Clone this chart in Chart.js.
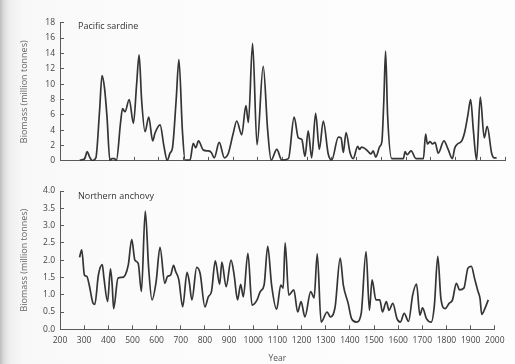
...
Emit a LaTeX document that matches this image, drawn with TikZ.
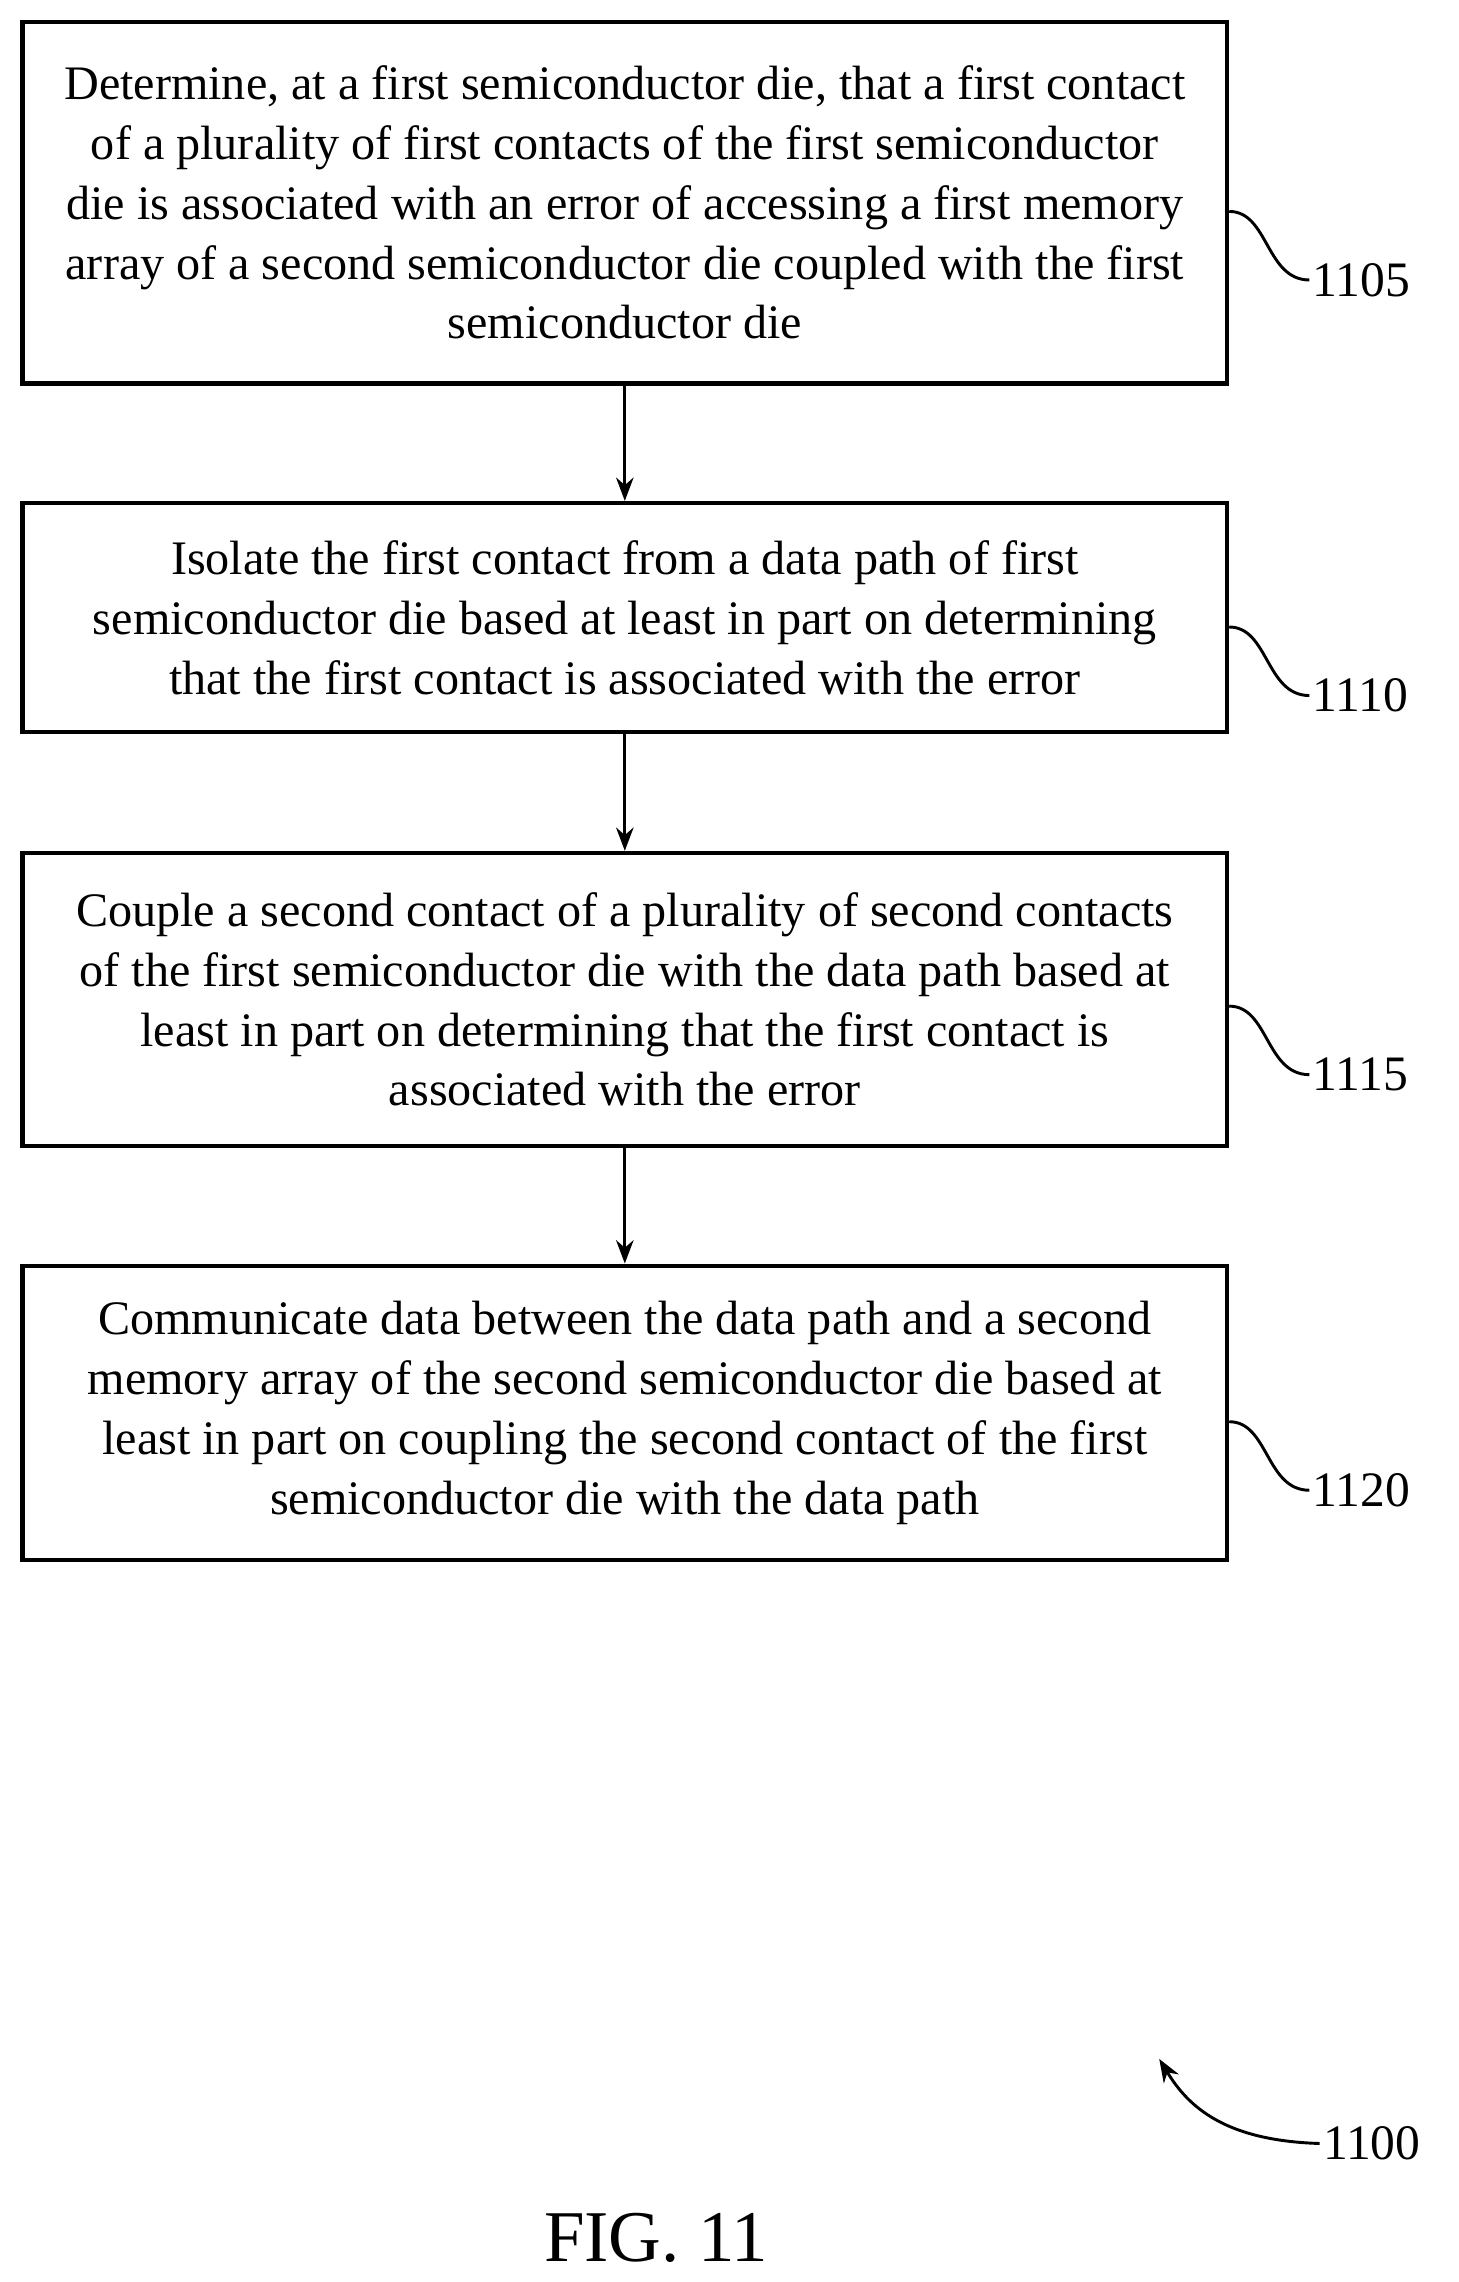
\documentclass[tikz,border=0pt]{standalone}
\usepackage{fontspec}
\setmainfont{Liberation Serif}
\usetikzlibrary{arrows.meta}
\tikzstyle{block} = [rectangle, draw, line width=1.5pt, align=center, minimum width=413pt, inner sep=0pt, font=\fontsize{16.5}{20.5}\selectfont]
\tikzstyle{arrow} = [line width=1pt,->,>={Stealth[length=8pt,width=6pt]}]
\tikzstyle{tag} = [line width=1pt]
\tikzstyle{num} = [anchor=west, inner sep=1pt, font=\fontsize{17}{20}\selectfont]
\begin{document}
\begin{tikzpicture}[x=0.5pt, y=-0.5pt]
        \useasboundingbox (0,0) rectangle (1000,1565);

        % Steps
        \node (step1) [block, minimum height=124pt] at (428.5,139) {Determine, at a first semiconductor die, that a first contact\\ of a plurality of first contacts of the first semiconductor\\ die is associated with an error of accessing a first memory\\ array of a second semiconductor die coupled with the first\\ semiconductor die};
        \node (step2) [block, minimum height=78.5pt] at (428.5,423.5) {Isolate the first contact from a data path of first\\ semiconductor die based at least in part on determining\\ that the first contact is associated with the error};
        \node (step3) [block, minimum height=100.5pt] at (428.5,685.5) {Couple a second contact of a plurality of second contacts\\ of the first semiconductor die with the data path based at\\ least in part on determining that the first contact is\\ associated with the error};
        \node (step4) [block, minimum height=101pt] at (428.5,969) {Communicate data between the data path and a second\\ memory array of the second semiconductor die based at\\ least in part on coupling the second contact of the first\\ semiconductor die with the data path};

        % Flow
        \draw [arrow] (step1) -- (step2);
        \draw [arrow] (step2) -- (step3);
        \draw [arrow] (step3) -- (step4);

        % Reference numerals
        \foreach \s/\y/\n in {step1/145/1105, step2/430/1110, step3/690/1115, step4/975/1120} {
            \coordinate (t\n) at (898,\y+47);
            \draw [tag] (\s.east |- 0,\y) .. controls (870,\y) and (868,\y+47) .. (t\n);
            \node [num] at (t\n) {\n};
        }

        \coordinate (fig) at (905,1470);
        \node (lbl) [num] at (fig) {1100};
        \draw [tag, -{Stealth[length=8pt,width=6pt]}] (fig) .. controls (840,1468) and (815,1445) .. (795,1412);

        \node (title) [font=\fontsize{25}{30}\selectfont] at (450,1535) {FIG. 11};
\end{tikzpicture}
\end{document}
...
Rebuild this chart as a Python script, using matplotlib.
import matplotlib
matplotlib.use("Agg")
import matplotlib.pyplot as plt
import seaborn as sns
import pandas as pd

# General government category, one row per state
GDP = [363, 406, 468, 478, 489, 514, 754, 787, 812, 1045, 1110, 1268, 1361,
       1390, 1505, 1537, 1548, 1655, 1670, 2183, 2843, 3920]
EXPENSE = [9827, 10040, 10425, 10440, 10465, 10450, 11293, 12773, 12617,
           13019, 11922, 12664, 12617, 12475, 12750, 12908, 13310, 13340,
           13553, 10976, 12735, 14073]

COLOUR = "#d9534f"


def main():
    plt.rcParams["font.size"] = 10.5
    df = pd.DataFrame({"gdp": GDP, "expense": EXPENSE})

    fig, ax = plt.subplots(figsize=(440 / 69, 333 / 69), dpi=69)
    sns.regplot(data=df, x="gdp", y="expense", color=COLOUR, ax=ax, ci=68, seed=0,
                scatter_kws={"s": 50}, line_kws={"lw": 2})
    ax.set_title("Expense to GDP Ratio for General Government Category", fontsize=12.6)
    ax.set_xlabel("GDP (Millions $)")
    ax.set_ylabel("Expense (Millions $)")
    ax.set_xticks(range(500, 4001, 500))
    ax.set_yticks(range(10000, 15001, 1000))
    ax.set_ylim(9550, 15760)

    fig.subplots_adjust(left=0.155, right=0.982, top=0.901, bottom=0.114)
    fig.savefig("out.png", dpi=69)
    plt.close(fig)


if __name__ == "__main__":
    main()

▸ YOUR INSTRUCTIONS:
State how many lines of the listing above include the word "this". Give nothing but the number.

▸ RIGHT ANSWER:
3